A gentler teaching schedule has allowed me time to perform research as well. By the end of my Fulbright year, I will have spoken at four conferences in three different countries. I will have sent two articles off for publication and advanced far enough in a book about why we read literature to propose it to a publisher. In just a few days, I will travel to Budapest to offer lectures there as part of Fulbright’s Inter-Country Lecturing Program. Most of these projects are not brand new work, but projects that I had previously planned to do or had begun and veered away from as more pressing demands arose. Here, an absence of pressing demands has allowed me to surpass the writing goals I had originally set for my Fulbright year.

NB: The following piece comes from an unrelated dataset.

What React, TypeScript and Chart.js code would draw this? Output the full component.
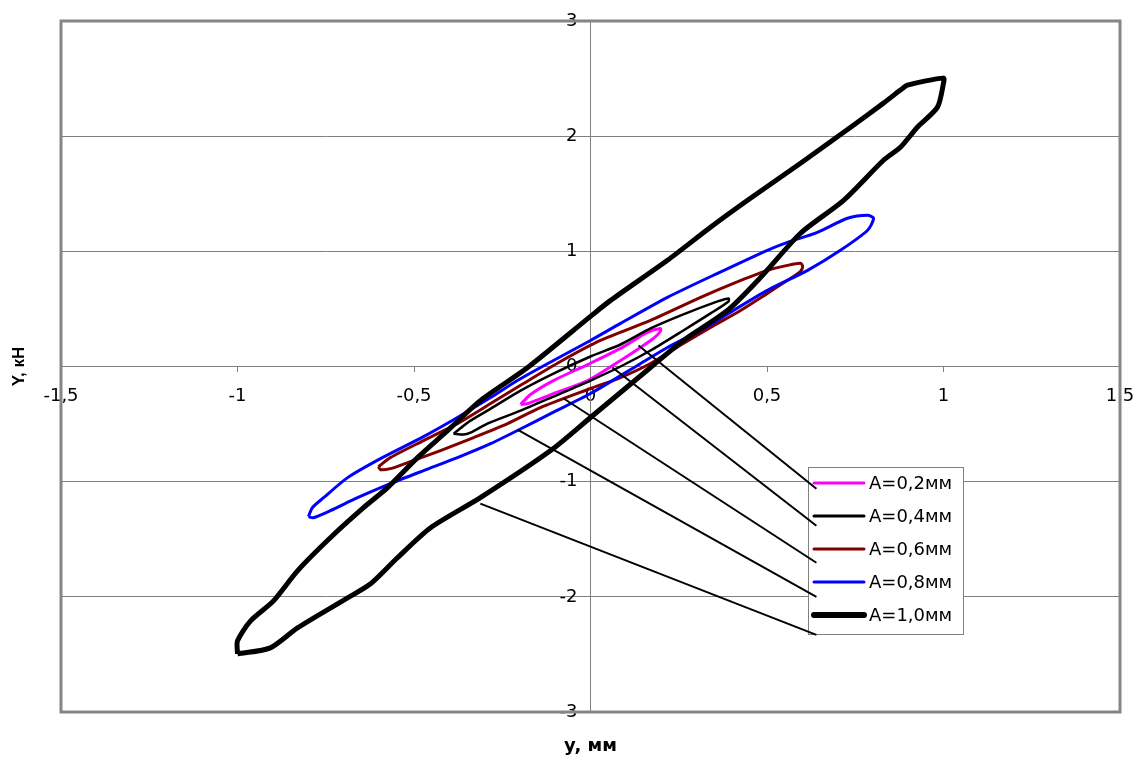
import React, { useEffect, useRef } from 'react';
import { Chart, registerables } from 'chart.js';

Chart.register(...registerables);

// ---------- data ----------
const seriesLabels = ['A=0,2мм', 'A=0,4мм', 'A=0,6мм', 'A=0,8мм', 'A=1,0мм'];
const seriesColors = ['#FF00FF', '#000000', '#800000', '#0000FF', '#000000'];
const seriesWidths = [3, 2.5, 3, 3, 5];

const a02X = [-0.198, -0.17, -0.105, -0.008, 0.085, 0.161, 0.198, 0.198, 0.178, 0.133, 0.085, -0.008, -0.105, -0.178, -0.198];
const a02Y = [-0.33, -0.243, -0.122, 0.017, 0.157, 0.296, 0.33, 0.304, 0.243, 0.148, 0.052, -0.122, -0.235, -0.322, -0.33];

const a04X = [-0.388, -0.34, -0.292, -0.198, -0.105, 0, 0.085, 0.17, 0.263, 0.36, 0.391, 0.391, 0.34, 0.263, 0.17, 0.085, 0, -0.105, -0.198, -0.292, -0.34, -0.36, -0.388];
const a04Y = [-0.583, -0.47, -0.383, -0.209, -0.061, 0.087, 0.191, 0.33, 0.452, 0.565, 0.591, 0.565, 0.461, 0.313, 0.139, 0, -0.122, -0.261, -0.383, -0.496, -0.574, -0.591, -0.583];

const a06X = [-0.601, -0.567, -0.473, -0.377, -0.283, -0.19, -0.085, 0.028, 0.17, 0.312, 0.405, 0.501, 0.558, 0.595, 0.601, 0.595, 0.558, 0.501, 0.425, 0.34, 0.263, 0.17, 0.085, 0, -0.142, -0.235, -0.331, -0.425, -0.518, -0.567, -0.595, -0.601];
const a06Y = [-0.87, -0.791, -0.643, -0.496, -0.322, -0.148, 0.043, 0.226, 0.4, 0.6, 0.722, 0.835, 0.878, 0.896, 0.87, 0.826, 0.748, 0.635, 0.487, 0.339, 0.2, 0.026, -0.096, -0.191, -0.357, -0.496, -0.617, -0.73, -0.835, -0.887, -0.896, -0.87];

const a08X = [-0.799, -0.788, -0.756, -0.688, -0.595, -0.473, -0.377, -0.283, -0.207, -0.105, 0, 0.085, 0.218, 0.36, 0.501, 0.558, 0.643, 0.728, 0.785, 0.802, 0.785, 0.708, 0.615, 0.501, 0.405, 0.312, 0.218, 0.142, 0, -0.113, -0.19, -0.283, -0.377, -0.473, -0.567, -0.66, -0.737, -0.785, -0.799];
const a08Y = [-1.304, -1.226, -1.139, -0.965, -0.8, -0.609, -0.443, -0.27, -0.122, 0.052, 0.226, 0.374, 0.6, 0.809, 1.009, 1.078, 1.165, 1.287, 1.313, 1.287, 1.183, 1.009, 0.835, 0.661, 0.487, 0.313, 0.165, 0.026, -0.235, -0.409, -0.53, -0.67, -0.791, -0.904, -1.017, -1.139, -1.252, -1.313, -1.304];

const a10X = [-1.0, -1.0, -0.963, -0.898, -0.83, -0.737, -0.643, -0.575, -0.49, -0.405, -0.312, -0.178, 0, 0.057, 0.218, 0.34, 0.445, 0.595, 0.737, 0.83, 0.878, 0.898, 1.0, 1.0, 0.983, 0.926, 0.878, 0.83, 0.717, 0.595, 0.482, 0.388, 0.263, 0.17, 0, -0.113, -0.312, -0.453, -0.547, -0.623, -0.688, -0.83, -0.907, -1.0];
const a10Y = [-2.496, -2.383, -2.209, -2.035, -1.774, -1.487, -1.226, -1.052, -0.791, -0.557, -0.296, -0.009, 0.435, 0.574, 0.922, 1.209, 1.443, 1.765, 2.078, 2.287, 2.4, 2.443, 2.504, 2.461, 2.252, 2.078, 1.904, 1.791, 1.443, 1.157, 0.774, 0.487, 0.226, -0.009, -0.443, -0.73, -1.139, -1.4, -1.661, -1.887, -2.009, -2.27, -2.443, -2.496];

const leaderFromX = [0.136, 0.062, -0.076, -0.207, -0.312];
const leaderFromY = [0.183, -0.009, -0.278, -0.548, -1.191];
const leaderToX = [0.64, 0.64, 0.64, 0.64, 0.64];
const leaderToY = [-1.061, -1.383, -1.704, -2.0, -2.33];

const xTickValues = [-1.5, -1, -0.5, 0, 0.5, 1, 1.5];
const xTickLabels = ['-1,5', '-1', '-0,5', '0', '0,5', '1', '1,5'];
const yTickValues = [-3, -2, -1, 0, 1, 2, 3];
const yTickLabels = ['-3', '-2', '-1', '0', '1', '2', '3'];

const xTitle = 'y, мм';
const yTitle = 'Y, кН';

// ---------- helpers ----------
const seriesX = [a02X, a04X, a06X, a08X, a10X];
const seriesY = [a02Y, a04Y, a06Y, a08Y, a10Y];

const toPoints = (xs: number[], ys: number[]) => xs.map((x, i) => ({ x, y: ys[i] }));

// Put the y axis (drawn by Chart.js) on the x = 0 line.
const yAxisAtZeroPlugin = {
  id: 'yAxisAtZero',
  afterLayout(chart: any) {
    const ys = chart.scales.y;
    const xs = chart.scales.x;
    const px = xs.getPixelForValue(0);
    ys.left = px - 80;
    ys.right = px;
    ys.width = 80;
  },
};

const decorPlugin = {
  id: 'decor',
  beforeDatasetsDraw(chart: any) {
    const { ctx, chartArea: a } = chart;
    ctx.save();
    // plot frame
    ctx.strokeStyle = '#868686';
    ctx.lineWidth = 3;
    ctx.strokeRect(a.left, a.top, a.right - a.left, a.bottom - a.top);
    // legend box
    const lx = a.left + 747;
    const ly = a.top + 446;
    const lw = 155;
    const lh = 167;
    ctx.fillStyle = '#ffffff';
    ctx.fillRect(lx, ly, lw, lh);
    ctx.strokeStyle = '#808080';
    ctx.lineWidth = 1;
    ctx.strokeRect(lx + 0.5, ly + 0.5, lw, lh);
    seriesLabels.forEach((lab, i) => {
      const cy = ly + 16 + i * 33;
      ctx.strokeStyle = seriesColors[i];
      ctx.lineWidth = i === 4 ? 6 : 3;
      ctx.lineCap = 'round';
      ctx.beginPath();
      ctx.moveTo(lx + 6, cy);
      ctx.lineTo(lx + 56, cy);
      ctx.stroke();
      ctx.fillStyle = '#000';
      ctx.font = '18px "DejaVu Sans"';
      ctx.textBaseline = 'middle';
      ctx.textAlign = 'left';
      ctx.fillText(lab, lx + 61, cy + 1);
    });
    // axis titles
    ctx.fillStyle = '#000';
    ctx.font = 'bold 18px "DejaVu Sans"';
    ctx.textAlign = 'center';
    ctx.textBaseline = 'middle';
    ctx.fillText(xTitle, (a.left + a.right) / 2, a.bottom + 34);
    ctx.save();
    ctx.translate(19, (a.top + a.bottom) / 2);
    ctx.rotate(-Math.PI / 2);
    ctx.font = 'bold 17px "Liberation Sans"';
    ctx.fillText(yTitle, 0, 0);
    ctx.restore();
    ctx.restore();
  },
};

export default function App() {
  const ref = useRef<HTMLCanvasElement>(null);

  useEffect(() => {
    if (!ref.current) return;
    const loopSets = seriesLabels.map((lab, i) => ({
      label: lab,
      data: toPoints(seriesX[i], seriesY[i]),
      borderColor: seriesColors[i],
      backgroundColor: seriesColors[i],
      borderWidth: seriesWidths[i],
      showLine: true,
      pointRadius: 0,
      tension: 0.25,
      fill: false,
      order: 4 - i + 1,
    }));
    const leaderSets = leaderFromX.map((x, i) => ({
      label: 'leader' + i,
      data: [
        { x, y: leaderFromY[i] },
        { x: leaderToX[i], y: leaderToY[i] },
      ],
      borderColor: '#000000',
      backgroundColor: '#000000',
      borderWidth: 2,
      showLine: true,
      pointRadius: 0,
      tension: 0,
      fill: false,
      order: 0,
    }));

    const tickFont = { family: 'DejaVu Sans', size: 18 };

    const chart = new Chart(ref.current, {
      type: 'scatter',
      data: { datasets: [...loopSets, ...leaderSets] as any },
      options: {
        responsive: false,
        animation: false,
        layout: { padding: { left: 61, top: 21, right: 21, bottom: 50 } },
        plugins: {
          legend: { display: false },
          tooltip: { enabled: false },
          title: { display: false },
        },
        scales: {
          x: {
            type: 'linear',
            min: -1.5,
            max: 1.5,
            position: { y: 0 } as any,
            afterFit: (s: any) => {
              s.height = 0;
              s.paddingLeft = 0;
              s.paddingRight = 0;
            },
            afterBuildTicks: (s: any) => {
              s.ticks = xTickValues.map((v) => ({ value: v }));
            },
            ticks: {
              callback: (v: any) => xTickLabels[xTickValues.indexOf(Number(v))] ?? '',
              font: tickFont,
              color: '#000',
              padding: 14,
              maxRotation: 0,
              autoSkip: false,
            },
            grid: { drawOnChartArea: false, color: '#808080', tickLength: 5 },
            border: { color: '#808080', width: 1 },
          },
          y: {
            type: 'linear',
            min: -3,
            max: 3,
            position: 'left',
            afterFit: (s: any) => {
              s.width = 0;
              s.paddingTop = 0;
              s.paddingBottom = 0;
            },
            afterBuildTicks: (s: any) => {
              s.ticks = yTickValues.map((v) => ({ value: v }));
            },
            ticks: {
              callback: (v: any) => yTickLabels[yTickValues.indexOf(Number(v))] ?? '',
              font: tickFont,
              color: '#000',
              padding: 8,
              autoSkip: false,
            },
            grid: { color: '#808080', tickLength: 5, lineWidth: 1 },
            border: { color: '#808080', width: 1 },
          },
        },
      },
      plugins: [yAxisAtZeroPlugin, decorPlugin],
    } as any);
    return () => chart.destroy();
  }, []);

  return (
    <div style={{ position: 'absolute', left: 0, top: 0, width: 1141, height: 762, background: '#fff' }}>
      <canvas ref={ref} width={1141} height={762} />
    </div>
  );
}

I don’t like to think of my year here coming to an end. As the months have progressed, the pleasure I take in the city has become more intimate, which has lured me to feel at home. Green Løvstakken is still there, and I still admire it. The roofs in our neighborhood are still a lovely red and the boards Nordic white. Every morning when I look out my window there is still the sea. But now I pay more attention to the small things – the window shade pulled just below the tops of orchids in a kitchen, a lady watering grass in a scarf, moss. My hope when I go back is that I will take with me the Norwegian habit of enjoyment. I hope I can transfer my skill at expecting the unexpected in literature to my expectations in reality. Maybe I can even clear more time in my harried American schedule for the unexpected to happen. While it is probably true that I won’t get away with wearing slippers to meetings the way they do here, and while I probably cannot talk our university president into a week-long holiday at Easter, I can at least slow down and have a coffee like this more often. My optimistic assumptions about teaching literature have not changed, but I have realized the extent to which American academic culture can work against the mindset that literature helps us cultivate. American academic culture is a behemoth that I can’t tame, but the Fulbright program invests in individuals because of the belief that individuals are where cultures begin to change. I can be that beginning.